[EXERCISE DIRECTIONS]
Quote the records below in full, exactly as given, with the images taken out.

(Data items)

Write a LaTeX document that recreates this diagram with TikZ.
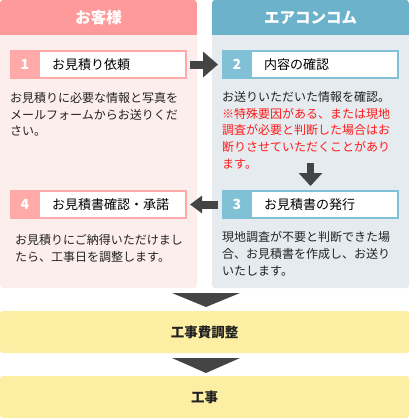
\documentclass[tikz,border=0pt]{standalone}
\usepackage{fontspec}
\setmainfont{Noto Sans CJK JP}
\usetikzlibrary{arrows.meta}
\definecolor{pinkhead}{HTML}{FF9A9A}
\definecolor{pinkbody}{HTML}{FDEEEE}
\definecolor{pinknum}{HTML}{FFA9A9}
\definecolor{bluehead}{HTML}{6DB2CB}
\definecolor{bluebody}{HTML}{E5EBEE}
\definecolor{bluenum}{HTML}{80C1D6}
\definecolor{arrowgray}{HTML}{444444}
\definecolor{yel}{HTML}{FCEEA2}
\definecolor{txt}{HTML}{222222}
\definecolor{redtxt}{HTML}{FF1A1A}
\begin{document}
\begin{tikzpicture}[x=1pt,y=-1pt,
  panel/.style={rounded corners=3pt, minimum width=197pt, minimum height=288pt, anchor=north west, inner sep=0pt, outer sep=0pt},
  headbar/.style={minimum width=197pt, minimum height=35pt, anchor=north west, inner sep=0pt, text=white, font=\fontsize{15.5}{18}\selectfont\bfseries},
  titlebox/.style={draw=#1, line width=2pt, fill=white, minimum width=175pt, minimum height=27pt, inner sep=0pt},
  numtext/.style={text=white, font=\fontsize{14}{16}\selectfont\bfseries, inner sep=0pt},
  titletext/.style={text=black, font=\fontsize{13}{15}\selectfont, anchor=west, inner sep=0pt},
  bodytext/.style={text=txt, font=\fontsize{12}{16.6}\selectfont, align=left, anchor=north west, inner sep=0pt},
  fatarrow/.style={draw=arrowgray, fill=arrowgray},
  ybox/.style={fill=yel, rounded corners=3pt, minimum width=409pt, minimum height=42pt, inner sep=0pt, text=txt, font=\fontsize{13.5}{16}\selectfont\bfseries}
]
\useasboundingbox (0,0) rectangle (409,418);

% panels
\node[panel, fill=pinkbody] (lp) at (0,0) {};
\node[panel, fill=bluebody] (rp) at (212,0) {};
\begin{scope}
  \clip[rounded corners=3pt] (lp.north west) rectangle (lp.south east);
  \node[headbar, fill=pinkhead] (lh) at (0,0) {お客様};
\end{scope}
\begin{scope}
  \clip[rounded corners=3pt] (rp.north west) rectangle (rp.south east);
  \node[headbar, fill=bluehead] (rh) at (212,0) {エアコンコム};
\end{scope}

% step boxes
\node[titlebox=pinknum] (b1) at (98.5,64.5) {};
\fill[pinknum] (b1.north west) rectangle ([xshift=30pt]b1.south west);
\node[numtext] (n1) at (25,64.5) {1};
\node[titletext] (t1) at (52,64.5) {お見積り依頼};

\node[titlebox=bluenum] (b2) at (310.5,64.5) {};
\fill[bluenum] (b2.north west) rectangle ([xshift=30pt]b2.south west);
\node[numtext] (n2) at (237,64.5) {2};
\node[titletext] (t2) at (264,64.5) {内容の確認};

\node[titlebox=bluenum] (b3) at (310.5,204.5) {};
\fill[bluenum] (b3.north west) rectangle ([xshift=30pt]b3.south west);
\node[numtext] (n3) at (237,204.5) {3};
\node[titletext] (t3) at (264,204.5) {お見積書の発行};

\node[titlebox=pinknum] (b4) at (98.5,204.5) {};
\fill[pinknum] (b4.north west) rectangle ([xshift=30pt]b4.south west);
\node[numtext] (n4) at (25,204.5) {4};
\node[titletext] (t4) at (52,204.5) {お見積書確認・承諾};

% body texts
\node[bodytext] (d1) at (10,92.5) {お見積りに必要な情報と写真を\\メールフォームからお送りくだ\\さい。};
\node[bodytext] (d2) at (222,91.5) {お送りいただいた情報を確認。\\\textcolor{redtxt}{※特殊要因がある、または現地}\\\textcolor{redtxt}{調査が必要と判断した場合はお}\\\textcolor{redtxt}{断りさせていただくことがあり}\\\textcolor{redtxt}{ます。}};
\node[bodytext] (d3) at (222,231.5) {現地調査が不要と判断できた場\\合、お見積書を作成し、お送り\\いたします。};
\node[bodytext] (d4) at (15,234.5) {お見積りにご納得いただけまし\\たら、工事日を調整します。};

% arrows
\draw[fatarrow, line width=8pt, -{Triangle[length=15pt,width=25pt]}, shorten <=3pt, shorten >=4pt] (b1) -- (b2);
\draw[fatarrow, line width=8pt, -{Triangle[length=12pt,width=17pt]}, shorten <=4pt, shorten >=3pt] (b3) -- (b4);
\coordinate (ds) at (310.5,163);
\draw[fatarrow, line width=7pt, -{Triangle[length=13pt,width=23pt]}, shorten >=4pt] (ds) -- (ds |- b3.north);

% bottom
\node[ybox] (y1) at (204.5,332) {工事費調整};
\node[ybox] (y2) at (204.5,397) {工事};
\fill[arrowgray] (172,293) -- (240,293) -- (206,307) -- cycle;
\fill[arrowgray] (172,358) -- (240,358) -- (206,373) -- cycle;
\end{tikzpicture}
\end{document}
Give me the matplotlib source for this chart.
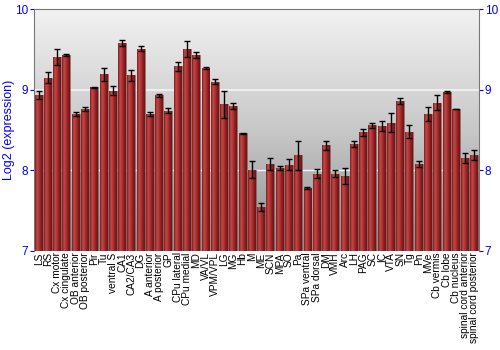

[FINISHED ANSWER]
Write a LaTeX document that recreates this diagram with TikZ.
\documentclass[tikz,border=0pt]{standalone}
\usepackage{fontspec}
\setmainfont{Noto Sans CJK JP}
\usetikzlibrary{arrows.meta}
\definecolor{pinkhead}{HTML}{FF9A9A}
\definecolor{pinkbody}{HTML}{FDEEEE}
\definecolor{pinknum}{HTML}{FFA9A9}
\definecolor{bluehead}{HTML}{6DB2CB}
\definecolor{bluebody}{HTML}{E5EBEE}
\definecolor{bluenum}{HTML}{80C1D6}
\definecolor{arrowgray}{HTML}{444444}
\definecolor{yel}{HTML}{FCEEA2}
\definecolor{txt}{HTML}{222222}
\definecolor{redtxt}{HTML}{FF1A1A}
\begin{document}
\begin{tikzpicture}[x=1pt,y=-1pt,
  panel/.style={rounded corners=3pt, minimum width=197pt, minimum height=288pt, anchor=north west, inner sep=0pt, outer sep=0pt},
  headbar/.style={minimum width=197pt, minimum height=35pt, anchor=north west, inner sep=0pt, text=white, font=\fontsize{15.5}{18}\selectfont\bfseries},
  titlebox/.style={draw=#1, line width=2pt, fill=white, minimum width=175pt, minimum height=27pt, inner sep=0pt},
  numtext/.style={text=white, font=\fontsize{14}{16}\selectfont\bfseries, inner sep=0pt},
  titletext/.style={text=black, font=\fontsize{13}{15}\selectfont, anchor=west, inner sep=0pt},
  bodytext/.style={text=txt, font=\fontsize{12}{16.6}\selectfont, align=left, anchor=north west, inner sep=0pt},
  fatarrow/.style={draw=arrowgray, fill=arrowgray},
  ybox/.style={fill=yel, rounded corners=3pt, minimum width=409pt, minimum height=42pt, inner sep=0pt, text=txt, font=\fontsize{13.5}{16}\selectfont\bfseries}
]
\useasboundingbox (0,0) rectangle (409,418);

% panels
\node[panel, fill=pinkbody] (lp) at (0,0) {};
\node[panel, fill=bluebody] (rp) at (212,0) {};
\begin{scope}
  \clip[rounded corners=3pt] (lp.north west) rectangle (lp.south east);
  \node[headbar, fill=pinkhead] (lh) at (0,0) {お客様};
\end{scope}
\begin{scope}
  \clip[rounded corners=3pt] (rp.north west) rectangle (rp.south east);
  \node[headbar, fill=bluehead] (rh) at (212,0) {エアコンコム};
\end{scope}

% step boxes
\node[titlebox=pinknum] (b1) at (98.5,64.5) {};
\fill[pinknum] (b1.north west) rectangle ([xshift=30pt]b1.south west);
\node[numtext] (n1) at (25,64.5) {1};
\node[titletext] (t1) at (52,64.5) {お見積り依頼};

\node[titlebox=bluenum] (b2) at (310.5,64.5) {};
\fill[bluenum] (b2.north west) rectangle ([xshift=30pt]b2.south west);
\node[numtext] (n2) at (237,64.5) {2};
\node[titletext] (t2) at (264,64.5) {内容の確認};

\node[titlebox=bluenum] (b3) at (310.5,204.5) {};
\fill[bluenum] (b3.north west) rectangle ([xshift=30pt]b3.south west);
\node[numtext] (n3) at (237,204.5) {3};
\node[titletext] (t3) at (264,204.5) {お見積書の発行};

\node[titlebox=pinknum] (b4) at (98.5,204.5) {};
\fill[pinknum] (b4.north west) rectangle ([xshift=30pt]b4.south west);
\node[numtext] (n4) at (25,204.5) {4};
\node[titletext] (t4) at (52,204.5) {お見積書確認・承諾};

% body texts
\node[bodytext] (d1) at (10,92.5) {お見積りに必要な情報と写真を\\メールフォームからお送りくだ\\さい。};
\node[bodytext] (d2) at (222,91.5) {お送りいただいた情報を確認。\\\textcolor{redtxt}{※特殊要因がある、または現地}\\\textcolor{redtxt}{調査が必要と判断した場合はお}\\\textcolor{redtxt}{断りさせていただくことがあり}\\\textcolor{redtxt}{ます。}};
\node[bodytext] (d3) at (222,231.5) {現地調査が不要と判断できた場\\合、お見積書を作成し、お送り\\いたします。};
\node[bodytext] (d4) at (15,234.5) {お見積りにご納得いただけまし\\たら、工事日を調整します。};

% arrows
\draw[fatarrow, line width=8pt, -{Triangle[length=15pt,width=25pt]}, shorten <=3pt, shorten >=4pt] (b1) -- (b2);
\draw[fatarrow, line width=8pt, -{Triangle[length=12pt,width=17pt]}, shorten <=4pt, shorten >=3pt] (b3) -- (b4);
\coordinate (ds) at (310.5,163);
\draw[fatarrow, line width=7pt, -{Triangle[length=13pt,width=23pt]}, shorten >=4pt] (ds) -- (ds |- b3.north);

% bottom
\node[ybox] (y1) at (204.5,332) {工事費調整};
\node[ybox] (y2) at (204.5,397) {工事};
\fill[arrowgray] (172,293) -- (240,293) -- (206,307) -- cycle;
\fill[arrowgray] (172,358) -- (240,358) -- (206,373) -- cycle;
\end{tikzpicture}
\end{document}
Give me the matplotlib source for this chart.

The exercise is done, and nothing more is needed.